## [Written task]
Only the number is wanted: how many lines of the data contain "this"?

## [Data segment]
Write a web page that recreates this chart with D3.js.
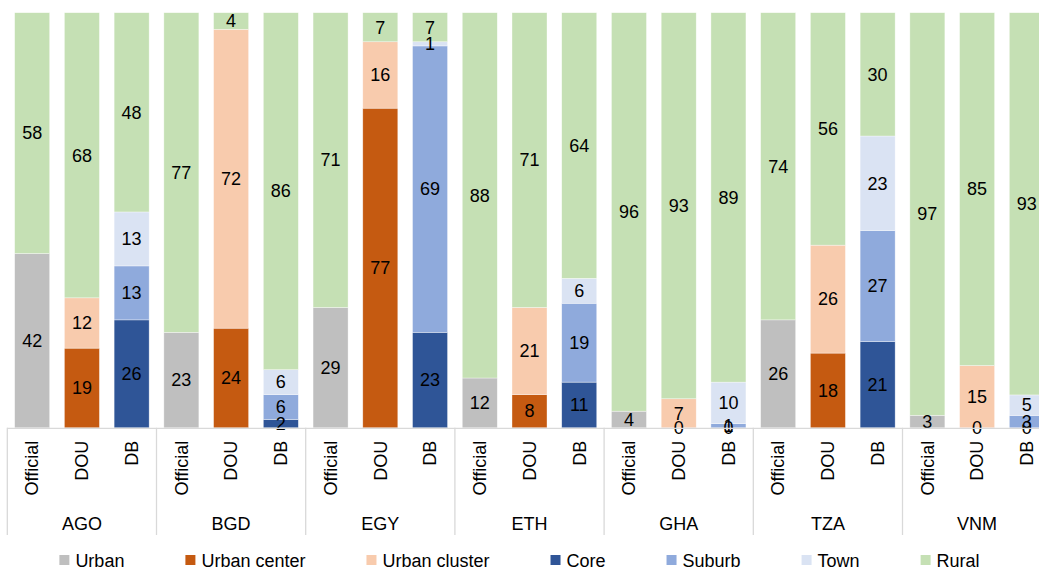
<!DOCTYPE html>
<html>
<head>
<meta charset="utf-8">
<script src="https://cdn.jsdelivr.net/npm/d3@7"></script>
<style>
  html, body { margin: 0; padding: 0; background: #fff; }
  svg { display: block; overflow: hidden; }
  text { font-family: "Liberation Sans", Arial, sans-serif; fill: #000; }
</style>
</head>
<body>
<svg id="chart" width="1039" height="569"></svg>
<script>
// Countries and the three classification methods shown for each one
const countries = ["AGO", "BGD", "EGY", "ETH", "GHA", "TZA", "VNM"];
const methods = ["Official", "DOU", "DB"];

// Series, bottom to top within each bar
const seriesNames = ["Urban", "Urban center", "Urban cluster", "Core", "Suburb", "Town", "Rural"];
const seriesColors = ["#BFBFBF", "#C55A11", "#F8CBAD", "#2F5597", "#8FAADC", "#DAE3F3", "#C5E0B4"];

// Shares (%) in country/method order: AGO Official, AGO DOU, AGO DB, BGD Official, ...
const urban        = [42, null, null, 23, null, null, 29, null, null, 12, null, null, 4, null, null, 26, null, null, 3, null, null];
const urbanCenter  = [null, 19, null, null, 24, null, null, 77, null, null, 8, null, null, 0, null, null, 18, null, null, 0, null];
const urbanCluster = [null, 12, null, null, 72, null, null, 16, null, null, 21, null, null, 7, null, null, 26, null, null, 15, null];
const core         = [null, null, 26, null, null, 2, null, null, 23, null, null, 11, null, null, 0, null, null, 21, null, null, 0];
const suburb       = [null, null, 13, null, null, 6, null, null, 69, null, null, 19, null, null, 1, null, null, 27, null, null, 3];
const town         = [null, null, 13, null, null, 6, null, null, 1, null, null, 6, null, null, 10, null, null, 23, null, null, 5];
const rural        = [58, 68, 48, 77, 4, 86, 71, 7, 7, 88, 71, 64, 96, 93, 89, 74, 56, 30, 97, 85, 93];

const seriesValues = [urban, urbanCenter, urbanCluster, core, suburb, town, rural];

// One row per bar
const rows = [];
countries.forEach((c, ci) => {
  methods.forEach((m, mi) => {
    const i = ci * methods.length + mi;
    const row = { country: c, method: m };
    seriesNames.forEach((s, si) => { row[s] = seriesValues[si][i]; });
    rows.push(row);
  });
});

const svg = d3.select("#chart");
const W = 1039;

// Layout
const plotLeft = 7.3;
const groupWidth = 149.2;
const plotTop = 12.7;
const plotBottom = 427.8;
const axisBottom = 535;

const xGroup = d3.scaleBand()
  .domain(countries)
  .range([plotLeft, plotLeft + groupWidth * countries.length])
  .padding(0);

const xInner = d3.scaleBand()
  .domain(methods)
  .range([0, xGroup.bandwidth()])
  .paddingInner(0.296)
  .paddingOuter(0.148);

const y = d3.scaleLinear().domain([0, 1]).range([plotBottom, plotTop]);

// 100% stacked layout
const stack = d3.stack()
  .keys(seriesNames)
  .value((d, k) => d[k] == null ? 0 : d[k])
  .offset(d3.stackOffsetExpand);
const stacked = stack(rows);

const barX = d => xGroup(d.data.country) + xInner(d.data.method);

const layers = svg.append("g").attr("class", "bars")
  .selectAll("g")
  .data(stacked)
  .join("g")
  .attr("fill", (d, i) => seriesColors[i]);

layers.selectAll("rect")
  .data(d => d.filter(p => p.data[d.key] != null && p.data[d.key] > 0))
  .join("rect")
  .attr("x", barX)
  .attr("width", xInner.bandwidth())
  .attr("y", d => y(d[1]))
  .attr("height", d => y(d[0]) - y(d[1]))
  .attr("stroke", "#ffffff")
  .attr("stroke-opacity", 0.6)
  .attr("stroke-width", 0.6);

// Value labels, centred in each segment
const labels = svg.append("g").attr("class", "labels");
stacked.forEach(layer => {
  labels.selectAll(null)
    .data(layer.filter(p => p.data[layer.key] != null))
    .join("text")
    .attr("x", d => barX(d) + xInner.bandwidth() / 2)
    .attr("y", d => (y(d[0]) + y(d[1])) / 2)
    .attr("dy", "0.35em")
    .attr("text-anchor", "middle")
    .style("font-size", "18px")
    .text(d => d.data[layer.key]);
});

// Category axis: baseline, group separators, method and country labels
const axis = svg.append("g").attr("class", "x-axis");
axis.append("line")
  .attr("x1", xGroup.range()[0]).attr("x2", xGroup.range()[1])
  .attr("y1", plotBottom + 0.5).attr("y2", plotBottom + 0.5)
  .attr("stroke", "#D9D9D9").attr("stroke-width", 1.3);

const bounds = countries.map(c => xGroup(c)).concat([xGroup.range()[1]]);
axis.selectAll("line.sep")
  .data(bounds)
  .join("line")
  .attr("class", "sep")
  .attr("x1", d => d).attr("x2", d => d)
  .attr("y1", plotBottom).attr("y2", axisBottom)
  .attr("stroke", "#D9D9D9").attr("stroke-width", 1.3);

countries.forEach(c => {
  const g = axis.append("g")
    .attr("transform", `translate(${xGroup(c)},${plotBottom})`)
    .call(d3.axisBottom(xInner).tickSize(0).tickPadding(0));
  g.select(".domain").remove();
  g.selectAll(".tick text")
    .attr("transform", "rotate(-90)")
    .attr("x", -13)
    .attr("y", 0)
    .attr("dy", "0.35em")
    .attr("text-anchor", "end")
    .attr("fill", "#000")
    .style("font-size", "18px")
    .style("font-family", "'Liberation Sans', Arial, sans-serif");
});

axis.selectAll("text.country")
  .data(countries)
  .join("text")
  .attr("class", "country")
  .attr("x", d => xGroup(d) + xGroup.bandwidth() / 2)
  .attr("y", 530)
  .attr("text-anchor", "middle")
  .style("font-size", "18px")
  .text(d => d);

// Legend, centred horizontally
const legend = svg.append("g").attr("class", "legend");
const items = legend.selectAll("g")
  .data(seriesNames)
  .join("g");
items.append("rect")
  .attr("width", 10).attr("height", 10)
  .attr("y", 555)
  .attr("fill", (d, i) => seriesColors[i]);
items.append("text")
  .attr("x", 16)
  .attr("y", 566.5)
  .style("font-size", "18px")
  .text(d => d);

const gap = 61;
let cursor = 0;
const offsets = [];
items.each(function () {
  offsets.push(cursor);
  const tw = d3.select(this).select("text").node().getComputedTextLength();
  cursor += 16 + tw + gap;
});
const totalW = cursor - gap;
const startX = W / 2 - totalW / 2;
items.attr("transform", (d, i) => `translate(${startX + offsets[i]},0)`);
</script>
</body>
</html>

## [Solved problem]
2